The heavy content of the show takes a toll on those involved. Lora Brovold, who acts as Mel and is a graduate of the drama department’s BFA acting program, often finds herself immersed in the world of the play.

“When you start working on a project, everything around you, all that you see and hear, is related to the project,” says Brovold. “There have been countless stories of people dealing with mortality, or their parents’ mortality, or how their parent died when they were ten, but when they’re 65, they suddenly realize, ‘Oh, my dad’s never coming back.’ This idea of magical thinking this tug-of-war between denial and acceptance that chases us through life in incremental degrees is a huge theme.”

This “magical thinking” is a concept that drives many of the characters forward through the play. Mel’s husband, Ted, is one who denies himself the truth. He buries his worries in Ellen’s and Ingrid’s and Lenora’s worries; piles of women’s underwear; and in innumerable airport visits to avoid the reality of his loss.

“I remember at Christmas last year, after working on this piece since that August, I was just sitting with my script . . . just reading the text really fast aloud on my own. About a third of the way in, I just started crying; I was like, “Whoa. Okay. Get it together.” And then a little further in, it happened again,” explains Martin. “The text kind of takes you to those places where you can just sort of fall in.
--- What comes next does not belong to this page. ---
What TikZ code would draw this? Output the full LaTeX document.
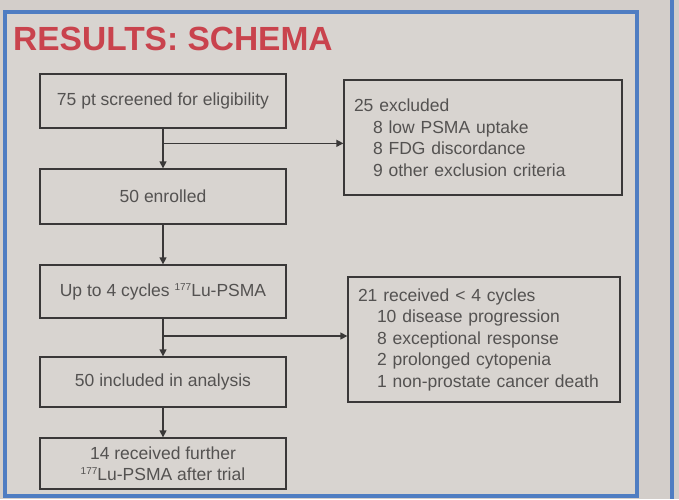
\documentclass[tikz,border=0pt]{standalone}
\usepackage{fontspec}
\setmainfont{Liberation Sans}
\usetikzlibrary{arrows.meta,calc}
\definecolor{bg}{HTML}{D3CECA}
\definecolor{panel}{HTML}{D8D4D0}
\definecolor{frameblue}{HTML}{4F7DC2}
\definecolor{titlered}{HTML}{C9434D}
\definecolor{ink}{HTML}{545251}
\definecolor{edge}{HTML}{3A3838}
\newcommand{\isoup}[1]{\raisebox{6pt}{\fontsize{10}{10}\selectfont #1}}
\begin{document}
\begin{tikzpicture}[x=1pt,y=-1pt,
  box/.style={draw=edge,line width=1.3pt,rectangle,inner sep=0pt,text=ink,
    font=\fontsize{17.5}{21}\selectfont,align=center,minimum width=246pt},
  sidebox/.style={draw=edge,line width=1.3pt,rectangle,inner xsep=10pt,inner ysep=0pt,text=ink,
    font=\fontsize{17.5}{21.5}\selectfont,align=left},
  arr/.style={draw=edge,line width=1.3pt,-{Triangle[length=7pt,width=7pt]}},
  frame/.style={draw=frameblue,line width=3.5pt}
]
\useasboundingbox (0,0) rectangle (679,499);
\fill[bg] (0,0) rectangle (679,499);
\fill[panel] (5,12) rectangle (637,496);
\draw[frame] (5,12) rectangle (637,496);
\draw[frame] (672,0) -- (672,499);

\node[anchor=base west,inner sep=0pt,text=titlered,font=\fontsize{33.5}{40}\selectfont\bfseries] (title) at (13,50) {RESULTS: SCHEMA};

\node[box,minimum height=54pt] (b1) at (163,101) {75 pt screened for eligibility};
\node[box,minimum height=55pt] (b2) at (163,196.5) {50 enrolled};
\node[box,minimum height=53pt] (b3) at (163,291.5) {Up to 4 cycles \isoup{177}Lu-PSMA};
\node[box,minimum height=50pt] (b4) at (163,382) {50 included in analysis};
\node[box,minimum height=51pt,font=\fontsize{17.5}{20.5}\selectfont] (b5) at (163,463.5) {14 received further\\\isoup{177}Lu-PSMA after trial};

\node[sidebox,minimum width=278pt,minimum height=115pt,text width=258pt] (ex) at (483,137.5)
  {25 excluded\\
   \hspace*{19pt}8 low PSMA uptake\\
   \hspace*{19pt}8 FDG discordance\\
   \hspace*{19pt}9 other exclusion criteria};
\node[sidebox,minimum width=272pt,minimum height=125pt,text width=252pt] (rc) at (484,339.5)
  {21 received < 4 cycles\\
   \hspace*{19pt}10 disease progression\\
   \hspace*{19pt}8 exceptional response\\
   \hspace*{19pt}2 prolonged cytopenia\\
   \hspace*{19pt}1 non-prostate cancer death};

\path (b1.south) -- (b2.north) coordinate[pos=0.37] (j1);
\path (b3.south) -- (b4.north) coordinate[pos=0.46] (j2);

\draw[arr] (b1) -- (b2);
\draw[arr] (j1) -- (j1 -| ex.west);
\draw[arr] (b2) -- (b3);
\draw[arr] (b3) -- (b4);
\draw[arr] (j2) -- (j2 -| rc.west);
\draw[arr] (b4) -- (b5);
\end{tikzpicture}
\end{document}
I can still be moved to tears, which is pretty cool, considering how long I’ve been working at this project.”

But Martin does not have to go through this emotional journey on a daily basis in the same way that Brovold does for every show.

“Sometimes I go home after and have a cry,” says Brovold. “I’ll just breathe, lie on the floor, and let some stuff out; have a little quiet time to just go, ‘Okay. That is life. That is actually life.’”

The duo finds themselves seeking inspiration from everything around them. The youthful presence of the children in their lives as well as the BFA students involved in the piece are a light among the content’s dark reality.

“(When I see) my nieces and nephews, they’re always like, ‘Aunty, I made you this bracelet!’ and they put it on me, and it’s like, that touch is grist for the mill of human experience. That touch could never come again,” Brovold says. “I take all of these moments and put them in a box before the show that Mel can’t yet open because she’s not ready to unleash all of that.”

These moments of pure innocence and unknowingness are often represented in the comedic elements of the show. Through all of the heartbreak and the pain, moments of hope shine through, such as the constant representation of child-like fantasy in the tooth fairy, played by Sarah J. Culkin, or the journey of discovery that is the life of Lanie, Mel’s daughter, played by Emma Houghten. Both Culkin and Houghten are current BFA students. Brovold describes them as “a huge and beautiful distraction, in a great way.” She states that the way they are able to fill the room with exuberance truly inspires her.

“It’s all about the team,” says Martin on her support system. “I’ve had amazing collaborators who’ve taught me what my job actually is, instead of me having to teach them what their jobs are, because of how generous and creative and rigorous they are.”